Wisconsinites don’t need to hear President Obama tell them, again, how he inherited a bad problem. He’s been in office for almost 18 months, spent nearly a trillion dollars on his failed stimulus package, and has only made the problem worse with his misguided solutions.
I’m glad to hear President Obama will at least be able to discuss one resolution at his Town Hall Meeting from a problem he and his Administration solely created for Wisconsin: this morning’s reversal of the recent U.S. Export-Import Bank ruling.
This ruling, which was recommended by President Obama’s Departments of State and Treasury, would have sent at least 300 jobs in the Milwaukee area at Bucyrus International Inc., and 1,000 total American jobs, abroad. I’m glad the President realized late, rather than never, that the ripple effect of the reduced spending from these job losses and the spending of the suppliers would have been huge. Denying jobs to American workers is no way to address climate change or energy independence.

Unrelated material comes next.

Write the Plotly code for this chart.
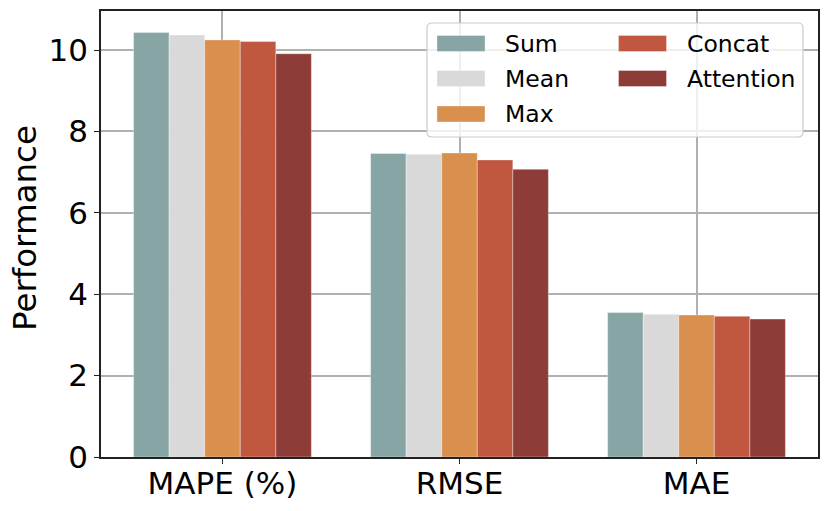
import plotly.graph_objects as go

categories = ["MAPE (%)", "RMSE", "MAE"]
series_names = ["Sum", "Mean", "Max", "Concat", "Attention"]
sum_vals = [10.43, 7.46, 3.55]
mean_vals = [10.37, 7.44, 3.51]
max_vals = [10.25, 7.47, 3.49]
concat_vals = [10.21, 7.30, 3.46]
attention_vals = [9.91, 7.07, 3.39]
colors = ["#87A5A4", "#D9D9D9", "#D98F4D", "#C0573F", "#8E3C37"]
y_ticks = [0, 2, 4, 6, 8, 10]
y_title = "Performance"

series_values = [sum_vals, mean_vals, max_vals, concat_vals, attention_vals]

W, H = 830, 511
L, R, T, B = 101, 12, 11, 54
PW, PH = W - L - R, H - T - B

def px_x(p):
    return (p - L) / PW

def px_y(p):
    return (H - B - p) / PH

FONT = "DejaVu Sans"

fig = go.Figure()
for name, vals, col in zip(series_names, series_values, colors):
    fig.add_trace(go.Bar(
        x=categories, y=vals, name=name, showlegend=False,
        marker=dict(color=col, line=dict(color="rgba(255,255,255,0.35)", width=1)),
    ))

shapes = []
annotations = []

# legend box (rounded)
x0, x1 = px_x(427), px_x(803)
y0, y1 = px_y(137), px_y(23)
rx, ry = 5 / PW, 5 / PH
path = (f"M{x0+rx},{y0} L{x1-rx},{y0} Q{x1},{y0} {x1},{y0+ry} "
        f"L{x1},{y1-ry} Q{x1},{y1} {x1-rx},{y1} L{x0+rx},{y1} "
        f"Q{x0},{y1} {x0},{y1-ry} L{x0},{y0+ry} Q{x0},{y0} {x0+rx},{y0} Z")
shapes.append(dict(type="path", xref="paper", yref="paper", path=path,
                   fillcolor="rgba(255,255,255,0.8)",
                   line=dict(color="#CCCCCC", width=1.2), layer="above"))

col_patch_x = [437, 618.5]
col_text_x = [503, 684.5]
row_y = [43.5, 78.5, 114]
for i, (name, col) in enumerate(zip(series_names, colors)):
    c = 0 if i < 3 else 1
    r = i if i < 3 else i - 3
    px0 = col_patch_x[c]
    cy = row_y[r]
    shapes.append(dict(type="rect", xref="paper", yref="paper",
                       x0=px_x(px0), x1=px_x(px0 + 48),
                       y0=px_y(cy + 8), y1=px_y(cy - 8),
                       fillcolor=col, line=dict(color="rgba(255,255,255,0.35)", width=1),
                       layer="above"))
    annotations.append(dict(xref="paper", yref="paper", x=px_x(col_text_x[c]),
                            y=px_y(cy), text=name, showarrow=False,
                            xanchor="left", yanchor="middle",
                            font=dict(family=FONT, size=23.5, color="black")))

# y-axis title
annotations.append(dict(xref="paper", yref="paper", x=px_x(25), y=px_y(228),
                        text=y_title, textangle=-90, showarrow=False,
                        xanchor="center", yanchor="middle",
                        font=dict(family=FONT, size=32.5, color="black")))

fig.update_layout(
    width=W, height=H,
    margin=dict(l=L, r=R, t=T, b=B, autoexpand=False),
    paper_bgcolor="white", plot_bgcolor="white",
    barmode="group", bargap=0.25, bargroupgap=0,
    font=dict(family=FONT, color="black"),
    shapes=shapes, annotations=annotations,
)
fig.update_xaxes(
    range=[-0.5125, 2.5125], automargin=False,
    showline=True, mirror=True, linecolor="#222222", linewidth=1.5,
    ticks="outside", ticklen=5, tickwidth=1.2, tickcolor="#222222",
    ticklabelstandoff=-7,
    showgrid=True, gridcolor="#B0B0B0", gridwidth=1.5,
    tickfont=dict(family=FONT, size=31, color="black"),
)
fig.update_yaxes(
    range=[0, 10.96], tickvals=y_ticks, automargin=False,
    showline=True, mirror=True, linecolor="#222222", linewidth=1.5,
    ticks="outside", ticklen=5, tickwidth=1.2, tickcolor="#222222",
    showgrid=True, gridcolor="#B0B0B0", gridwidth=1.5, zeroline=False,
    tickfont=dict(family=FONT, size=31, color="black"),
)

fig.write_html(
    "out.html",
    config={"displayModeBar": False},
    post_script="document.body.style.margin='0';document.body.style.overflow='hidden';",
)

The President’s initial response showed that his Administration values its environmental agenda more than creating jobs for the American worker. While one wrong has now been righted, we must ensure his ideological agenda, and push to use the power of agencies to impose the Cap-and-Tax policies that the Congress has refused to pass, will not be imposed on businesses and consumers in other cities and states, as they will do even more harm.

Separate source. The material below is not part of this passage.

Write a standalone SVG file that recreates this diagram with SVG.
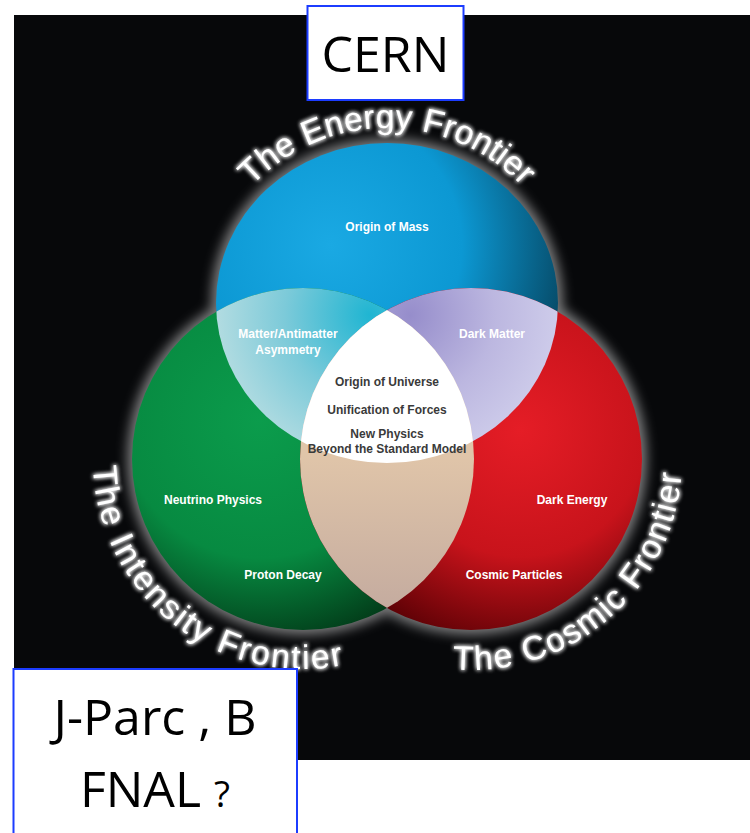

What the President needs to fully grasp is that it is these American workers – those who work at private companies, like Bucyrus, and the individual companies – which pay the taxes that allow him to even enact an agenda. Private sector jobs create employment, generate wealth and provide tax money. Government jobs eat up tax money. This means, much to the President’s disappointment, the government can’t be our economic focal point. The government can’t give hand-outs, without taxpayers opening their wallets, as they did for the stimulus 16 months ago.
The only thing that has grown in Wisconsin with President Obama’s stimulus package is the length of the unemployment line. Since the stimulus passed, Wisconsin has lost 73,000 jobs and the state unemployment rate is 8.2 percent. More government spending on the creation of more government jobs is not the solution.

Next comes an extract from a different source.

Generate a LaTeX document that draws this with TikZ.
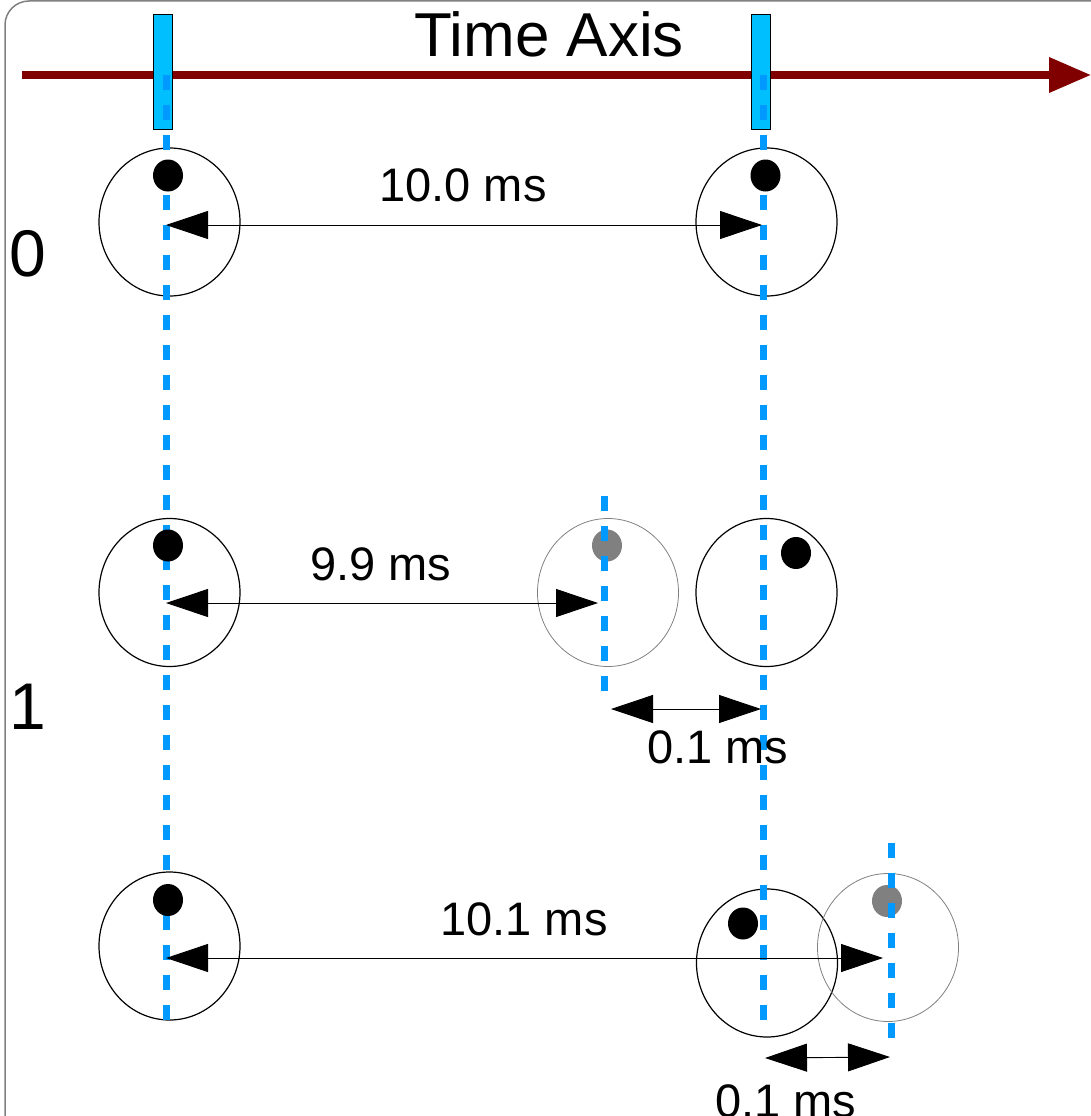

This past Tax Day, I said that no company is going to invest more money on new employees when they don’t know what higher taxes, added regulations and increased mandates the government will impose next. Companies that want to survive for the long run know that they need to protect their rapidly shrinking bottom line. This was backed up in a recent Wall Street Journal article that found U.S. companies are now hoarding more cash than at any point in financial history. Consumer confidence is down and businesses are stockpiling their money because they are nervous about more government policy and the potential for another economic dip.
With this in mind, the best thing President Obama can do right now to improve the economy is put job creation in front of his ideological agenda. Then we should get to work to slow government spending, offer confidence to investors, and provide tax incentives that appeal to business owners looking to branch out.